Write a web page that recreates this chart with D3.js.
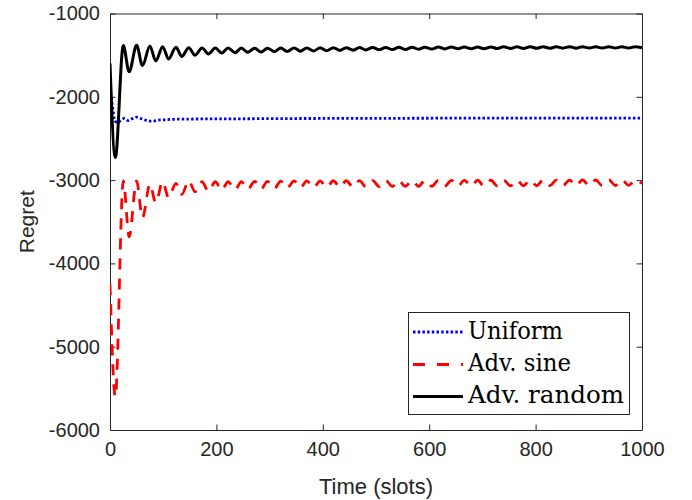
<!DOCTYPE html>
<html>
<head>
<meta charset="utf-8">
<script src="https://cdn.jsdelivr.net/npm/d3@7"></script>
<style>
  body { margin: 0; background: #fff; }
  svg { display: block; }
  .tick text { font-family: "Liberation Sans", Arial, sans-serif; }
</style>
</head>
<body>
<svg id="chart" width="692" height="500"></svg>
<script>
// time slots of the peaks / troughs of the oscillating curves
var slots = [0, 10, 25, 36, 50, 61, 75, 86, 99, 110, 124, 135, 148, 160, 173, 185, 198, 210, 222, 235,
    247, 259, 272, 284, 296, 309, 321, 333, 346, 358, 370, 383, 395, 407, 420, 432, 444, 457, 469, 481,
    494, 506, 518, 531, 543, 555, 568, 580, 592, 605, 617, 629, 642, 654, 666, 679, 691, 703, 716, 728,
    740, 753, 765, 777, 790, 802, 814, 827, 839, 851, 864, 876, 888, 901, 913, 925, 938, 950, 962, 975,
    987, 1000]

var advRandom = [-1600, -2730, -1385, -1700, -1380, -1625, -1390, -1570, -1398, -1545, -1405, -1515,
    -1410, -1500, -1413, -1485, -1415, -1475, -1414, -1470, -1415, -1466, -1416, -1462, -1416, -1458,
    -1415, -1455, -1414, -1452, -1413, -1449, -1412, -1446, -1411, -1443, -1410, -1440, -1409, -1437,
    -1408, -1435, -1407, -1433, -1406, -1431, -1405, -1429, -1404, -1427, -1403, -1425, -1402, -1424,
    -1402, -1423, -1401, -1422, -1401, -1421, -1400, -1420, -1400, -1419, -1399, -1418, -1399, -1417,
    -1399, -1416, -1398, -1416, -1398, -1415, -1398, -1415, -1398, -1414, -1398, -1414, -1398, -1413]

var advSine = [-4250, -5600, -3010, -3680, -3010, -3450, -3050, -3270, -3020, -3210, -3040, -3170,
    -3010, -3140, -3020, -3135, -3020, -3120, -3020, -3115, -3020, -3110, -3015, -3105, -3015, -3100,
    -3012, -3095, -3010, -3092, -3010, -3090, -3010, -3088, -3008, -3085, -3008, -3083, -3006, -3080,
    -3006, -3078, -3005, -3077, -3005, -3076, -3005, -3075, -3004, -3074, -3004, -3073, -3003, -3072,
    -3003, -3071, -3002, -3070, -3002, -3070, -3001, -3069, -3001, -3068, -3000, -3068, -3000, -3067,
    -3000, -3067, -3000, -3066, -2999, -3066, -2999, -3065, -2999, -3065, -2998, -3064, -2998, -3040]

var uniformSlots = [0, 4, 9, 14, 20, 27, 34, 42, 50, 60, 70, 80, 92, 105, 120, 140, 170, 220, 300, 400,
    550, 700, 850, 1000]
var uniform = [-1900, -2080, -2290, -2310, -2285, -2260, -2285, -2262, -2245, -2265, -2285, -2292,
    -2280, -2275, -2270, -2268, -2266, -2265, -2262, -2260, -2258, -2256, -2255, -2255]

var xTicks = [0, 200, 400, 600, 800, 1000]
var yTicks = [-6000, -5000, -4000, -3000, -2000, -1000]
var names = ["Uniform", "Adv. sine", "Adv. random"]

var svg = d3.select("#chart")
var mLeft = 110, mRight = 642, mTop = 13.5, mBottom = 430
var axisColor = "#262626"

var x = d3.scaleLinear().domain([0, 1000]).range([mLeft, mRight])
var y = d3.scaleLinear().domain([-6000, -1000]).range([mBottom, mTop])

// box + inner ticks on all four sides
var tickLen = 5.5
var fmt = d => String(d)
svg.append("g").attr("transform", `translate(0,${mBottom})`)
    .call(d3.axisBottom(x).tickValues(xTicks).tickSizeInner(-tickLen).tickSizeOuter(0).tickPadding(12).tickFormat(fmt))
svg.append("g").attr("transform", `translate(0,${mTop})`)
    .call(d3.axisTop(x).tickValues(xTicks).tickSizeInner(-tickLen).tickSizeOuter(0).tickFormat(""))
svg.append("g").attr("transform", `translate(${mLeft},0)`)
    .call(d3.axisLeft(y).tickValues(yTicks).tickSizeInner(-tickLen).tickSizeOuter(0).tickPadding(10).tickFormat(fmt))
svg.append("g").attr("transform", `translate(${mRight},0)`)
    .call(d3.axisRight(y).tickValues(yTicks).tickSizeInner(-tickLen).tickSizeOuter(0).tickFormat(""))

svg.selectAll(".domain").attr("stroke", axisColor)
svg.selectAll(".tick line").attr("stroke", axisColor)
svg.selectAll(".tick text").attr("fill", axisColor).style("font-size", "20px")

svg.append("clipPath").attr("id", "clip").append("rect")
    .attr("x", mLeft).attr("y", mTop).attr("width", mRight - mLeft).attr("height", mBottom - mTop)

var line = d3.line().curve(d3.curveMonotoneX)
    .x(d => x(d[0]))
    .y(d => y(d[1]))

var plot = svg.append("g").attr("clip-path", "url(#clip)")

plot.append("path")
    .attr("d", line(uniformSlots.map((t, i) => [t, uniform[i]])))
    .attr("fill", "none").attr("stroke", "#0000ff").attr("stroke-width", 2.8)
    .attr("stroke-dasharray", "2.5,2.2")

plot.append("path")
    .attr("d", line(slots.map((t, i) => [t, advSine[i]])))
    .attr("fill", "none").attr("stroke", "#ff0000").attr("stroke-width", 2.8)
    .attr("stroke-dasharray", "11,9")

plot.append("path")
    .attr("d", line(slots.map((t, i) => [t, advRandom[i]])))
    .attr("fill", "none").attr("stroke", "#000000").attr("stroke-width", 3)

// axis labels
svg.append("text")
    .attr("x", (mLeft + mRight) / 2).attr("y", 494)
    .attr("text-anchor", "middle")
    .style("font-family", "Liberation Sans, Arial, sans-serif").style("font-size", "22px")
    .attr("fill", axisColor)
    .text("Time (slots)")

svg.append("text")
    .attr("transform", "translate(34," + ((mTop + mBottom) / 2) + ") rotate(-90)")
    .attr("text-anchor", "middle")
    .style("font-family", "Liberation Sans, Arial, sans-serif").style("font-size", "21px")
    .attr("fill", axisColor)
    .text("Regret")

// legend
var legend = svg.append("g")
legend.append("rect")
    .attr("x", 408.5).attr("y", 312.5).attr("width", 221).attr("height", 102)
    .attr("fill", "#fff").attr("stroke", axisColor).attr("stroke-width", 1)

var legStyles = [
    { color: "#0000ff", dash: "2.5,2.2" },
    { color: "#ff0000", dash: "12,12" },
    { color: "#000000", dash: null }
]
var legY = [332, 364.5, 396.5]
var legWidths = [95, 103, 156]

names.forEach(function (n, i) {
    legend.append("line")
        .attr("x1", 413).attr("x2", 463)
        .attr("y1", legY[i]).attr("y2", legY[i])
        .attr("stroke", legStyles[i].color).attr("stroke-width", 2.8)
        .attr("stroke-dasharray", legStyles[i].dash)
    legend.append("text")
        .attr("x", 468).attr("y", legY[i] + 6.5)
        .attr("textLength", legWidths[i]).attr("lengthAdjust", "spacingAndGlyphs")
        .style("font-family", "DejaVu Serif, serif").style("font-size", "24px")
        .attr("fill", "#000")
        .text(n)
})
</script>
</body>
</html>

******************************

• WHAT IS NEEDED: Omit every picture while copying the listing above exactly.

• EXERCISE ANSWER:
Write a web page that recreates this chart with D3.js.
<!DOCTYPE html>
<html>
<head>
<meta charset="utf-8">
<script src="https://cdn.jsdelivr.net/npm/d3@7"></script>
<style>
  body { margin: 0; background: #fff; }
  svg { display: block; }
  .tick text { font-family: "Liberation Sans", Arial, sans-serif; }
</style>
</head>
<body>
<svg id="chart" width="692" height="500"></svg>
<script>
// time slots of the peaks / troughs of the oscillating curves
var slots = [0, 10, 25, 36, 50, 61, 75, 86, 99, 110, 124, 135, 148, 160, 173, 185, 198, 210, 222, 235,
    247, 259, 272, 284, 296, 309, 321, 333, 346, 358, 370, 383, 395, 407, 420, 432, 444, 457, 469, 481,
    494, 506, 518, 531, 543, 555, 568, 580, 592, 605, 617, 629, 642, 654, 666, 679, 691, 703, 716, 728,
    740, 753, 765, 777, 790, 802, 814, 827, 839, 851, 864, 876, 888, 901, 913, 925, 938, 950, 962, 975,
    987, 1000]

var advRandom = [-1600, -2730, -1385, -1700, -1380, -1625, -1390, -1570, -1398, -1545, -1405, -1515,
    -1410, -1500, -1413, -1485, -1415, -1475, -1414, -1470, -1415, -1466, -1416, -1462, -1416, -1458,
    -1415, -1455, -1414, -1452, -1413, -1449, -1412, -1446, -1411, -1443, -1410, -1440, -1409, -1437,
    -1408, -1435, -1407, -1433, -1406, -1431, -1405, -1429, -1404, -1427, -1403, -1425, -1402, -1424,
    -1402, -1423, -1401, -1422, -1401, -1421, -1400, -1420, -1400, -1419, -1399, -1418, -1399, -1417,
    -1399, -1416, -1398, -1416, -1398, -1415, -1398, -1415, -1398, -1414, -1398, -1414, -1398, -1413]

var advSine = [-4250, -5600, -3010, -3680, -3010, -3450, -3050, -3270, -3020, -3210, -3040, -3170,
    -3010, -3140, -3020, -3135, -3020, -3120, -3020, -3115, -3020, -3110, -3015, -3105, -3015, -3100,
    -3012, -3095, -3010, -3092, -3010, -3090, -3010, -3088, -3008, -3085, -3008, -3083, -3006, -3080,
    -3006, -3078, -3005, -3077, -3005, -3076, -3005, -3075, -3004, -3074, -3004, -3073, -3003, -3072,
    -3003, -3071, -3002, -3070, -3002, -3070, -3001, -3069, -3001, -3068, -3000, -3068, -3000, -3067,
    -3000, -3067, -3000, -3066, -2999, -3066, -2999, -3065, -2999, -3065, -2998, -3064, -2998, -3040]

var uniformSlots = [0, 4, 9, 14, 20, 27, 34, 42, 50, 60, 70, 80, 92, 105, 120, 140, 170, 220, 300, 400,
    550, 700, 850, 1000]
var uniform = [-1900, -2080, -2290, -2310, -2285, -2260, -2285, -2262, -2245, -2265, -2285, -2292,
    -2280, -2275, -2270, -2268, -2266, -2265, -2262, -2260, -2258, -2256, -2255, -2255]

var xTicks = [0, 200, 400, 600, 800, 1000]
var yTicks = [-6000, -5000, -4000, -3000, -2000, -1000]
var names = ["Uniform", "Adv. sine", "Adv. random"]

var svg = d3.select("#chart")
var mLeft = 110, mRight = 642, mTop = 13.5, mBottom = 430
var axisColor = "#262626"

var x = d3.scaleLinear().domain([0, 1000]).range([mLeft, mRight])
var y = d3.scaleLinear().domain([-6000, -1000]).range([mBottom, mTop])

// box + inner ticks on all four sides
var tickLen = 5.5
var fmt = d => String(d)
svg.append("g").attr("transform", `translate(0,${mBottom})`)
    .call(d3.axisBottom(x).tickValues(xTicks).tickSizeInner(-tickLen).tickSizeOuter(0).tickPadding(12).tickFormat(fmt))
svg.append("g").attr("transform", `translate(0,${mTop})`)
    .call(d3.axisTop(x).tickValues(xTicks).tickSizeInner(-tickLen).tickSizeOuter(0).tickFormat(""))
svg.append("g").attr("transform", `translate(${mLeft},0)`)
    .call(d3.axisLeft(y).tickValues(yTicks).tickSizeInner(-tickLen).tickSizeOuter(0).tickPadding(10).tickFormat(fmt))
svg.append("g").attr("transform", `translate(${mRight},0)`)
    .call(d3.axisRight(y).tickValues(yTicks).tickSizeInner(-tickLen).tickSizeOuter(0).tickFormat(""))

svg.selectAll(".domain").attr("stroke", axisColor)
svg.selectAll(".tick line").attr("stroke", axisColor)
svg.selectAll(".tick text").attr("fill", axisColor).style("font-size", "20px")

svg.append("clipPath").attr("id", "clip").append("rect")
    .attr("x", mLeft).attr("y", mTop).attr("width", mRight - mLeft).attr("height", mBottom - mTop)

var line = d3.line().curve(d3.curveMonotoneX)
    .x(d => x(d[0]))
    .y(d => y(d[1]))

var plot = svg.append("g").attr("clip-path", "url(#clip)")

plot.append("path")
    .attr("d", line(uniformSlots.map((t, i) => [t, uniform[i]])))
    .attr("fill", "none").attr("stroke", "#0000ff").attr("stroke-width", 2.8)
    .attr("stroke-dasharray", "2.5,2.2")

plot.append("path")
    .attr("d", line(slots.map((t, i) => [t, advSine[i]])))
    .attr("fill", "none").attr("stroke", "#ff0000").attr("stroke-width", 2.8)
    .attr("stroke-dasharray", "11,9")

plot.append("path")
    .attr("d", line(slots.map((t, i) => [t, advRandom[i]])))
    .attr("fill", "none").attr("stroke", "#000000").attr("stroke-width", 3)

// axis labels
svg.append("text")
    .attr("x", (mLeft + mRight) / 2).attr("y", 494)
    .attr("text-anchor", "middle")
    .style("font-family", "Liberation Sans, Arial, sans-serif").style("font-size", "22px")
    .attr("fill", axisColor)
    .text("Time (slots)")

svg.append("text")
    .attr("transform", "translate(34," + ((mTop + mBottom) / 2) + ") rotate(-90)")
    .attr("text-anchor", "middle")
    .style("font-family", "Liberation Sans, Arial, sans-serif").style("font-size", "21px")
    .attr("fill", axisColor)
    .text("Regret")

// legend
var legend = svg.append("g")
legend.append("rect")
    .attr("x", 408.5).attr("y", 312.5).attr("width", 221).attr("height", 102)
    .attr("fill", "#fff").attr("stroke", axisColor).attr("stroke-width", 1)

var legStyles = [
    { color: "#0000ff", dash: "2.5,2.2" },
    { color: "#ff0000", dash: "12,12" },
    { color: "#000000", dash: null }
]
var legY = [332, 364.5, 396.5]
var legWidths = [95, 103, 156]

names.forEach(function (n, i) {
    legend.append("line")
        .attr("x1", 413).attr("x2", 463)
        .attr("y1", legY[i]).attr("y2", legY[i])
        .attr("stroke", legStyles[i].color).attr("stroke-width", 2.8)
        .attr("stroke-dasharray", legStyles[i].dash)
    legend.append("text")
        .attr("x", 468).attr("y", legY[i] + 6.5)
        .attr("textLength", legWidths[i]).attr("lengthAdjust", "spacingAndGlyphs")
        .style("font-family", "DejaVu Serif, serif").style("font-size", "24px")
        .attr("fill", "#000")
        .text(n)
})
</script>
</body>
</html>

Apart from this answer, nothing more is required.